◆ EXERCISE PROMPT ◆
Drop every picture. Then return, exactly, the lines from the beginning of the listing below through the one containing "const voltGridValues = [0.6, 0.7, 0.8, 0.9, 1.0, 1.1, 1.2, 1.3];".

◆ SUPPLIED DATA ◆
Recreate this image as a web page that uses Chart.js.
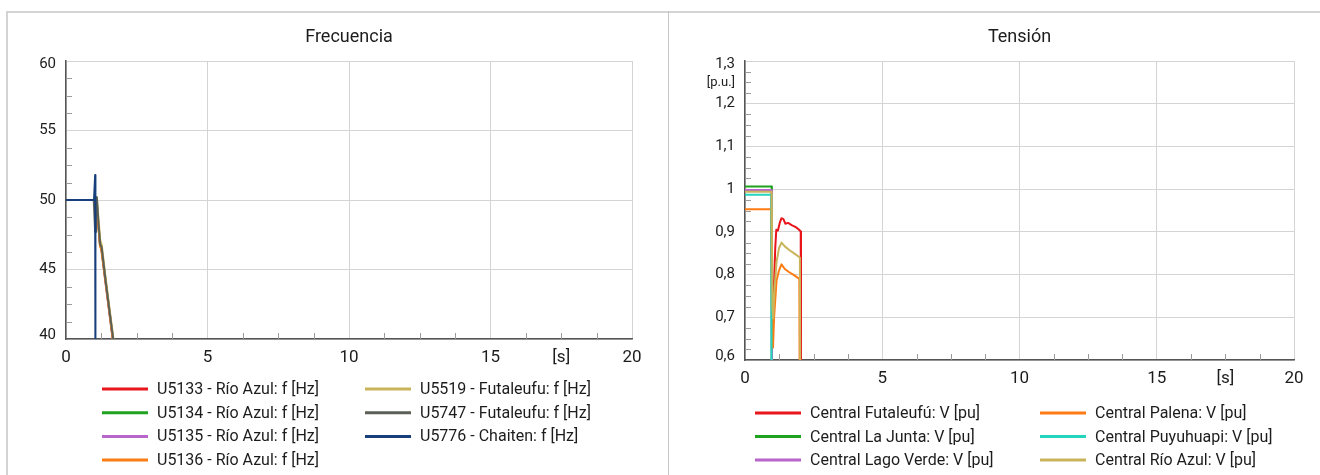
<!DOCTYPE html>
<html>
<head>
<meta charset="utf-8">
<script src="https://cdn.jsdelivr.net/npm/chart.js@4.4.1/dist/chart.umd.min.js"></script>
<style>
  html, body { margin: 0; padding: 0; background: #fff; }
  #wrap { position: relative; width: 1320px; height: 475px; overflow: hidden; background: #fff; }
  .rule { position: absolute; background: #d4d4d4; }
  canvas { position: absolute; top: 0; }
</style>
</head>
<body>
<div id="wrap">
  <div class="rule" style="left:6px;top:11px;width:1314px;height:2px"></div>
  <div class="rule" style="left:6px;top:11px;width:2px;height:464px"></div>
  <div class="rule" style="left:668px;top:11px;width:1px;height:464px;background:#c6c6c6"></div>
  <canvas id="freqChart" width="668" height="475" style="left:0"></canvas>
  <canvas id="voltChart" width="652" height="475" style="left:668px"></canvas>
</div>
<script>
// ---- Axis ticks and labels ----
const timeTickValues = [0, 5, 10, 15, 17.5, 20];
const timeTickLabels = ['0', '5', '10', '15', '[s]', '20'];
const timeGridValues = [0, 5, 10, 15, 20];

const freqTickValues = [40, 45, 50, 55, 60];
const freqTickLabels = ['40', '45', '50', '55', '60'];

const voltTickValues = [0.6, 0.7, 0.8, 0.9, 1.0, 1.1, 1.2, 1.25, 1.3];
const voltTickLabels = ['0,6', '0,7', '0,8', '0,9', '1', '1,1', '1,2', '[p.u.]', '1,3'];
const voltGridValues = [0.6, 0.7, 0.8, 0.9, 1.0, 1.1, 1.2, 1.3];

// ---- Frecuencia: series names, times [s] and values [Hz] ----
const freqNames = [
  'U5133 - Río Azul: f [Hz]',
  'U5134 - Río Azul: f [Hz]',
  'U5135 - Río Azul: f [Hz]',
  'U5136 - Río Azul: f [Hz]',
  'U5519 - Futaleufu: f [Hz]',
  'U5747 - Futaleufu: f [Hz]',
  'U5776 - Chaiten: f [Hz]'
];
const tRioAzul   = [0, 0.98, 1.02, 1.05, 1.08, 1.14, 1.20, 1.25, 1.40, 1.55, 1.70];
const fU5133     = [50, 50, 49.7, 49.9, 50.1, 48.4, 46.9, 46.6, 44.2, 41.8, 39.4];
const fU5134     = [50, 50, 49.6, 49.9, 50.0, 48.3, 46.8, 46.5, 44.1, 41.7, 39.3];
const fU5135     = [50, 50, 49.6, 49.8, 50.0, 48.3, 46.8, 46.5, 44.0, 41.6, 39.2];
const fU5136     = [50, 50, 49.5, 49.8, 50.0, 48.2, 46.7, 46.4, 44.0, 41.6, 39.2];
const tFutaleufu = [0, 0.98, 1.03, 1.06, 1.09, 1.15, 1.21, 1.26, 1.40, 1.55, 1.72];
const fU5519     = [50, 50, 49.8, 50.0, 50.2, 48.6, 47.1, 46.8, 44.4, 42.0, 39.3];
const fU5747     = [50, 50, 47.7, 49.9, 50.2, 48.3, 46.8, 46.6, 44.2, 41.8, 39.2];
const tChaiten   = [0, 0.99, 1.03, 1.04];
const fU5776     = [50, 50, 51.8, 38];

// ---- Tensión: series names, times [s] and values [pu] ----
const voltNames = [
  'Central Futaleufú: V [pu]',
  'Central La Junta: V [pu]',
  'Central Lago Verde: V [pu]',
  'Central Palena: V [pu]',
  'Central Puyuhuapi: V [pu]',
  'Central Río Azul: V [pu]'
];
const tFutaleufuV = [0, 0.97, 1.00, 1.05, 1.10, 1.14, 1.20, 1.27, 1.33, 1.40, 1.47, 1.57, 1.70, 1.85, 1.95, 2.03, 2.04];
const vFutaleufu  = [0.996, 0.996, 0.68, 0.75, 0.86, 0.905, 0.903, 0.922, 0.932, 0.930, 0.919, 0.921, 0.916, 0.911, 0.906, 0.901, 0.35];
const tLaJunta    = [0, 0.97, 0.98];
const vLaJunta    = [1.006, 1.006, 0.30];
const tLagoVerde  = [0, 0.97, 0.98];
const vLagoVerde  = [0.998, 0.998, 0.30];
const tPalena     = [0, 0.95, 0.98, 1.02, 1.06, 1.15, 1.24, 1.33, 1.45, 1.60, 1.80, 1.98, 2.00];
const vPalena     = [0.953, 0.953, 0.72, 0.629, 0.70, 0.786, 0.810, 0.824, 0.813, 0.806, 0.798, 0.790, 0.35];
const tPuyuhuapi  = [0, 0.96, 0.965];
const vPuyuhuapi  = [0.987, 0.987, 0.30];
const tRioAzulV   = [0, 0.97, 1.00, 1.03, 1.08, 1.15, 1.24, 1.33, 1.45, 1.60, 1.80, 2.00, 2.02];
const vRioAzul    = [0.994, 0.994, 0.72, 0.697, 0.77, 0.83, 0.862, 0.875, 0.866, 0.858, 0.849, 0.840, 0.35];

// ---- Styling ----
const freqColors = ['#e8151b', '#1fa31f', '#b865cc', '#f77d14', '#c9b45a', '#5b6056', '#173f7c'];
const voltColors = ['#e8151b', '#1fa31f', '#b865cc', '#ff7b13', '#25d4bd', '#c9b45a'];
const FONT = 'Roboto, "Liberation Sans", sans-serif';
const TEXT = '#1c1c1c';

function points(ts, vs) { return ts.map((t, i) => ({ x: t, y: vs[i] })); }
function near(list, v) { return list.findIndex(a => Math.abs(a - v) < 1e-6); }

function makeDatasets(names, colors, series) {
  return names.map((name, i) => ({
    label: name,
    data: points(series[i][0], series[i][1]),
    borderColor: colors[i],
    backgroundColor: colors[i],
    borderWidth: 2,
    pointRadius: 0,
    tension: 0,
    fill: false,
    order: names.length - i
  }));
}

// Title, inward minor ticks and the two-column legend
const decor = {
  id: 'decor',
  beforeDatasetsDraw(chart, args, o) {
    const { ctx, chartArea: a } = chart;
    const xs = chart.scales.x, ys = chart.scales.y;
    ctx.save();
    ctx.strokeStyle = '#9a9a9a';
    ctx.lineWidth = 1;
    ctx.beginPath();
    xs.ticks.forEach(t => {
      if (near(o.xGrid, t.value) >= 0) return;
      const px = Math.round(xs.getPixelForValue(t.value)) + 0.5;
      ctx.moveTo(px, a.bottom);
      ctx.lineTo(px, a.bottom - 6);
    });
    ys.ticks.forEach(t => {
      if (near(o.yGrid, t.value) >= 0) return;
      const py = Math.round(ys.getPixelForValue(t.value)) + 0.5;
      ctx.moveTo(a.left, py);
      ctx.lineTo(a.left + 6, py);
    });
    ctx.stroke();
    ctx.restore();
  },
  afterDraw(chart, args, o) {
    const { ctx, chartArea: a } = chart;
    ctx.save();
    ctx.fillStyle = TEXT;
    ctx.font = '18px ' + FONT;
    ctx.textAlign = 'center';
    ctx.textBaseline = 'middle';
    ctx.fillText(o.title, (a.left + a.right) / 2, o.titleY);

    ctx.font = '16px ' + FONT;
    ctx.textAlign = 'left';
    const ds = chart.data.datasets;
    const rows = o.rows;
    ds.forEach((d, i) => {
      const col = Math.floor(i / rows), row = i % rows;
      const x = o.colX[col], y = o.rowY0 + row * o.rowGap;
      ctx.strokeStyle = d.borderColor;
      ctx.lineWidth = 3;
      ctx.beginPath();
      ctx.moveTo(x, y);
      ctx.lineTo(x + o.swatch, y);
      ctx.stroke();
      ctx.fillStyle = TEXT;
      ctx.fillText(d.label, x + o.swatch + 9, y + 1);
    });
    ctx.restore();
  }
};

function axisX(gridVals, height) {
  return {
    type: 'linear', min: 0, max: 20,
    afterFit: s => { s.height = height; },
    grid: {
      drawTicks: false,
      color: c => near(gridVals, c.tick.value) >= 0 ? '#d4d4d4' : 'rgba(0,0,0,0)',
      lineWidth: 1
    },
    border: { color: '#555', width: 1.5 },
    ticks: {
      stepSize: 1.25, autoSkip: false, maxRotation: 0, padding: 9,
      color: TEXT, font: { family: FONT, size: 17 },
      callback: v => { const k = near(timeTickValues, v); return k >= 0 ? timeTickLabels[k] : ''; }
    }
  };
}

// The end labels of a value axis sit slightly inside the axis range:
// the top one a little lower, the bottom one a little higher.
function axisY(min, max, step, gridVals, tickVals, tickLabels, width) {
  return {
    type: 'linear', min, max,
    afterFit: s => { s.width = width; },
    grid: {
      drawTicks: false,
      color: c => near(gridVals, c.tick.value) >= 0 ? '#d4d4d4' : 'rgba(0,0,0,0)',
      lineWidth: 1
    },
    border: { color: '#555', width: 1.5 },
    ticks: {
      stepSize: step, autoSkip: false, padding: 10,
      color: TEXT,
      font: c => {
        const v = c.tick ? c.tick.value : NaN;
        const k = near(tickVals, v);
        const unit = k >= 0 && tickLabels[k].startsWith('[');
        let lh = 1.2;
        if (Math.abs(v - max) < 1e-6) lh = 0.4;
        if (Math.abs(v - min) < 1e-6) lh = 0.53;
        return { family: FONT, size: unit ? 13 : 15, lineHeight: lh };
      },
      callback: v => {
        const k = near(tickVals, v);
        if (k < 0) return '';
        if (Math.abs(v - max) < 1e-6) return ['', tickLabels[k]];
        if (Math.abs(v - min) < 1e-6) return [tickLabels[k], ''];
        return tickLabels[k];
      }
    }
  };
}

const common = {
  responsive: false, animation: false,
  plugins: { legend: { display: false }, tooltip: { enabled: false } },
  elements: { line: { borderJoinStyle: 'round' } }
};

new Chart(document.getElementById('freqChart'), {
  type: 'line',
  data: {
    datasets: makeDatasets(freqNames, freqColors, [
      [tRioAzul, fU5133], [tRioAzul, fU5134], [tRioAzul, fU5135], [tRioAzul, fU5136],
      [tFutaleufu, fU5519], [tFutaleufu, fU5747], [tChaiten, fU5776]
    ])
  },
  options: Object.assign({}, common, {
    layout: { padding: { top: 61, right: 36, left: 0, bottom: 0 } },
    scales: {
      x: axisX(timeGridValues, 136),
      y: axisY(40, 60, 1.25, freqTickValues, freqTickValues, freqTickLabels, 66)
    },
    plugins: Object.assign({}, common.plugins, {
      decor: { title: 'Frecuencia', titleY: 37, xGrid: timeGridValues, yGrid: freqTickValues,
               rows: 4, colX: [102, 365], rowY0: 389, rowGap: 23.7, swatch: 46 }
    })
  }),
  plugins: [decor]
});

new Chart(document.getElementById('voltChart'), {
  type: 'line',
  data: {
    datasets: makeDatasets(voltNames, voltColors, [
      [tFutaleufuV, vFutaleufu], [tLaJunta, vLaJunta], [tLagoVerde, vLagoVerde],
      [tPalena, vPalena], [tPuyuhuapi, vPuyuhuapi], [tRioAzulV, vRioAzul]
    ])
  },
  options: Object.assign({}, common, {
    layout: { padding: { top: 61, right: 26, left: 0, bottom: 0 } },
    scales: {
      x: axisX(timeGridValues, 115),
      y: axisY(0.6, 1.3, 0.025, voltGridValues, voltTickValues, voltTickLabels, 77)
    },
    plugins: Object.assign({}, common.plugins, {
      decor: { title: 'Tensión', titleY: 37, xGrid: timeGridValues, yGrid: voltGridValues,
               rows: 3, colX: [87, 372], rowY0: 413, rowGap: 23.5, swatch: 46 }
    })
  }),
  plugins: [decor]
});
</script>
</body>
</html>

◆ EXERCISE ANSWER ◆
Recreate this image as a web page that uses Chart.js.
<!DOCTYPE html>
<html>
<head>
<meta charset="utf-8">
<script src="https://cdn.jsdelivr.net/npm/chart.js@4.4.1/dist/chart.umd.min.js"></script>
<style>
  html, body { margin: 0; padding: 0; background: #fff; }
  #wrap { position: relative; width: 1320px; height: 475px; overflow: hidden; background: #fff; }
  .rule { position: absolute; background: #d4d4d4; }
  canvas { position: absolute; top: 0; }
</style>
</head>
<body>
<div id="wrap">
  <div class="rule" style="left:6px;top:11px;width:1314px;height:2px"></div>
  <div class="rule" style="left:6px;top:11px;width:2px;height:464px"></div>
  <div class="rule" style="left:668px;top:11px;width:1px;height:464px;background:#c6c6c6"></div>
  <canvas id="freqChart" width="668" height="475" style="left:0"></canvas>
  <canvas id="voltChart" width="652" height="475" style="left:668px"></canvas>
</div>
<script>
// ---- Axis ticks and labels ----
const timeTickValues = [0, 5, 10, 15, 17.5, 20];
const timeTickLabels = ['0', '5', '10', '15', '[s]', '20'];
const timeGridValues = [0, 5, 10, 15, 20];

const freqTickValues = [40, 45, 50, 55, 60];
const freqTickLabels = ['40', '45', '50', '55', '60'];

const voltTickValues = [0.6, 0.7, 0.8, 0.9, 1.0, 1.1, 1.2, 1.25, 1.3];
const voltTickLabels = ['0,6', '0,7', '0,8', '0,9', '1', '1,1', '1,2', '[p.u.]', '1,3'];
const voltGridValues = [0.6, 0.7, 0.8, 0.9, 1.0, 1.1, 1.2, 1.3];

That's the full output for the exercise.